Route 664 begins at the intersection with Lawyers Road as a paved road, but quickly becomes a dirt road after 0.1 miles (0.16 km). Pavement does not begin again until the bend in the road that renames it to Route 680. It has a bridge with a weight limit of 2 Tons (1,814.4 kg).

==Notable features==
- A gravesite and monument to Dr. Robert Llewellen Powell (Aug 30, 1886 - May 13, 1924), in the form of an obelisk is located at 8401 Lawyers Road, on the eastern side of the road. Dr. Powell was the brother of Peter Powell, a former Virginia Commonwealth's Attorney.
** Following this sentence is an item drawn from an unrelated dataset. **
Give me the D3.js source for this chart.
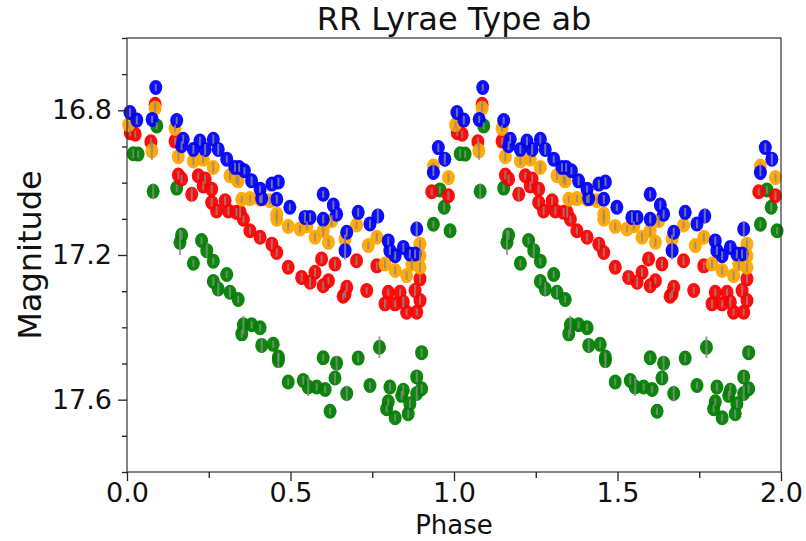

- A small family cemetery exists at the intersection of Granite Springs Road (Route 664) and Lawyers Road.
- Fletcher's Store, long abandoned, stands at the intersection of Belmont Road and Lawyers Road. There is another "Fletcher's Store", still in operation, at Belmont.
- Plentiful Creek, which serves as the community's eastern and southern border, is a freshwater spring/stream that winds its way from sources just south of Post Oak Road and parallels Granite Springs Road before crossing Lawyers Road, and eventually empties into Lake Anna. It is thought that this feature is what gives this community its name.

==Communities==
- Fox Run Subdivision (Fox Run Road). Intersects with Granite Springs Road.
- Cedar Plantation (Cedar Plantation Road). Intersects with Granite Springs Road.